Thicker samples, however, presented multiple challenges. Instead of bouncing just once before detection, an electron wave ricochets around atoms in a three-dimensional sample. “You know where it ended up, but you don’t know what path it took in the material,” Muller says. This pinballing is called the “multiple scattering problem,” and he and his team spent the past several years trying to solve it. With enough overlapping speckle patterns and computing power, they found they could work backward to determine which layout of atoms produced a given pattern. The researchers did so by fine-tuning a model until the speckle pattern it generated matched the experimentally produced one. Solving the multiple scattering problem is a major advancement, Muller says. Referring to the resolution his team’s technique can capture for samples 300 atoms thick or smaller, he contends that “we can do better than anyone else, and we can do better than anyone else by factors of two to four.”
Such high-resolution imaging techniques are essential for developing the next generation of electronic devices. For example, researchers are looking to move beyond silicon-based computer chips in search of more efficient semiconductors. To make this happen, engineers need to know what they are working with at an atomic level—which means taking advantage of technologies such as electron ptychography. “We have these tools sitting there, waiting to help us optimize what will become the next generation of devices,” says J. Murray Gibson, dean of the Florida A&M University–Florida State University College of Engineering, who was not involved in the new study. “Without these tools, we couldn’t do it.”
Batteries are a particularly promising area for applying imaging techniques such as electron ptychography, says Roger Falcone, a physicist at the University of California, Berkeley, who was also not involved with the research. “How do we make the structure of batteries,” he asks, “such that they can store a lot of energy and yet still be safe?” This is an essential question, especially for the transition from fossil fuels to renewable energies, including wind and solar. “Imaging technologies are very important to improving batteries because we can look at the chemical reactions in detail,” Falcone says.
But there is still a long way to go. In order for electron ptychography to lead to a new breakthrough for your cell phone or laptop, it must do more than take a picture—it has to be capable of precisely locating an individual atom in a material.

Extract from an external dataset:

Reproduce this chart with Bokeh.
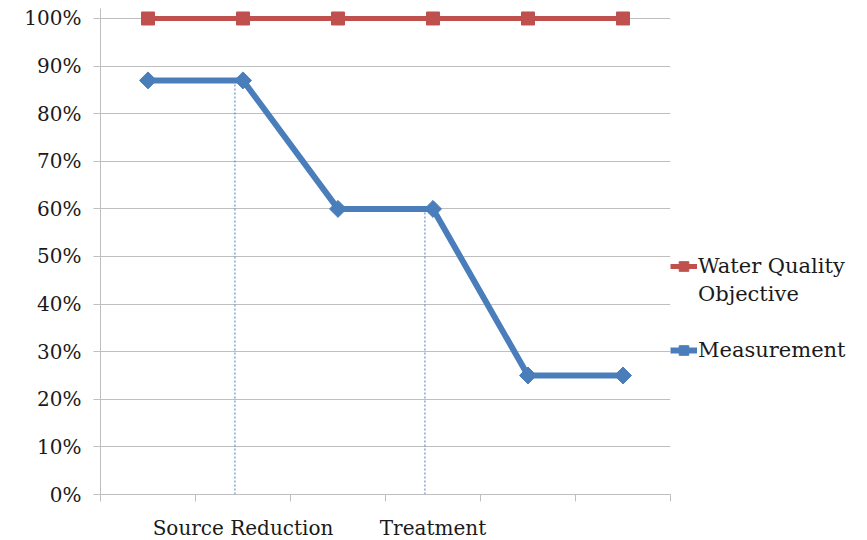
from bokeh.plotting import figure
from bokeh.models import (Range1d, FixedTicker, NumeralTickFormatter, Legend, LegendItem,
                          ColumnDataSource)
from bokeh.embed import file_html
from bokeh.resources import INLINE
import math

# ---- data ----
stage_pos = [1, 2, 3, 4, 5, 6]
stage_labels = ["", "Source Reduction", "", "Treatment", "", ""]
objective = [1.00, 1.00, 1.00, 1.00, 1.00, 1.00]
measurement = [0.87, 0.87, 0.60, 0.60, 0.25, 0.25]
y_ticks = [0.0, 0.1, 0.2, 0.3, 0.4, 0.5, 0.6, 0.7, 0.8, 0.9, 1.0]
drop_stages = [2, 4]   # stages with dotted drop lines

FONT = "DejaVu Serif"
TXT = "#1a1a1a"
GRID = "#bfbfbf"
RED = "#c0504d"
BLUE = "#4a7ebb"

p = figure(frame_width=570, frame_height=486,
           min_border_left=100, min_border_right=189, min_border_top=8, min_border_bottom=38,
           x_range=Range1d(0.5, 6.5), y_range=Range1d(0, 1.021),
           output_backend="svg", toolbar_location=None, background_fill_color="white",
           border_fill_color="white")
p.outline_line_color = None

# y axis
p.yaxis.ticker = FixedTicker(ticks=y_ticks)
p.yaxis.formatter = NumeralTickFormatter(format="0%")
p.yaxis.axis_line_color = GRID
p.yaxis.major_tick_line_color = GRID
p.yaxis.major_tick_out = 7
p.yaxis.major_tick_in = 0
p.yaxis.minor_tick_line_color = None
p.yaxis.major_label_standoff = 12
p.yaxis.major_label_text_font = FONT
p.yaxis.major_label_text_font_size = "20px"
p.yaxis.major_label_text_color = TXT

# x axis: ticks at category boundaries, labels at category centres
boundaries = [s - 0.5 for s in stage_pos] + [stage_pos[-1] + 0.5]
label_pos = [s for s, l in zip(stage_pos, stage_labels) if l]
p.xaxis.ticker = FixedTicker(ticks=label_pos, minor_ticks=boundaries)
p.xaxis.major_label_overrides = {s: l for s, l in zip(stage_pos, stage_labels) if l}
p.xaxis.axis_line_color = GRID
p.xaxis.major_tick_line_color = None
p.xaxis.major_tick_out = 0
p.xaxis.major_tick_in = 0
p.xaxis.minor_tick_line_color = GRID
p.xaxis.minor_tick_out = 7
p.xaxis.minor_tick_in = 0
p.xaxis.major_label_standoff = 14
p.xaxis.major_label_text_font = FONT
p.xaxis.major_label_text_font_size = "20px"
p.xaxis.major_label_text_color = TXT

p.xgrid.grid_line_color = None
p.ygrid.grid_line_color = GRID
p.ygrid.grid_line_width = 1

# dotted drop lines
drop_x = [s - 0.085 for s in drop_stages]
drop_top = [measurement[stage_pos.index(s)] for s in drop_stages]
p.segment(x0=drop_x, y0=[0] * len(drop_x), x1=drop_x, y1=drop_top,
          line_color="#4a7ebb", line_width=1, line_dash="2 2")

src = ColumnDataSource(dict(x=stage_pos, obj=objective, meas=measurement))
r_obj_l = p.line("x", "obj", source=src, line_color=RED, line_width=5)
r_obj_m = p.scatter("x", "obj", source=src, marker="square", size=13,
                    fill_color=RED, line_color=RED)
r_meas_l = p.line("x", "meas", source=src, line_color=BLUE, line_width=6)
r_meas_m = p.scatter("x", "meas", source=src, marker="square", size=12, angle=math.pi / 4,
                     fill_color=BLUE, line_color=BLUE)
r_blank = p.line(x=[], y=[], line_alpha=0)

legend = Legend(items=[LegendItem(label="Water Quality", renderers=[r_obj_l, r_obj_m]),
                       LegendItem(label="Objective", renderers=[r_blank]),
                       LegendItem(label=" ", renderers=[r_blank]),
                       LegendItem(label="Measurement", renderers=[r_meas_l, r_meas_m])],
                location=(0, 132), orientation="vertical",
                padding=0, margin=0, spacing=4,
                glyph_width=27, glyph_height=24, label_height=24, label_standoff=1,
                label_text_font=FONT, label_text_font_size="21px", label_text_color=TXT,
                border_line_color=None, background_fill_alpha=0)
p.add_layout(legend, "right")

open("out.html", "w").write(file_html(p, INLINE))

Though the researchers demonstrated how the technique could do so theoretically, they have not yet performed an experimental demonstration. “With any new technique, it always takes a bit of time for your fellow researchers to try this out and see if it bears out into real, practical uses,” says Leslie Thompson, former manager of materials analysis and characterization at IBM Research–Almaden, who was not involved in the new study.
“To the extent that you invent a new tool like a high-resolution microscope, my sense is that you tend to be surprised [by] what problem it’s applied to solve,” Falcone adds. “People will look at things that we can’t even imagine now—and solve a problem that we’re not even sure we have yet.”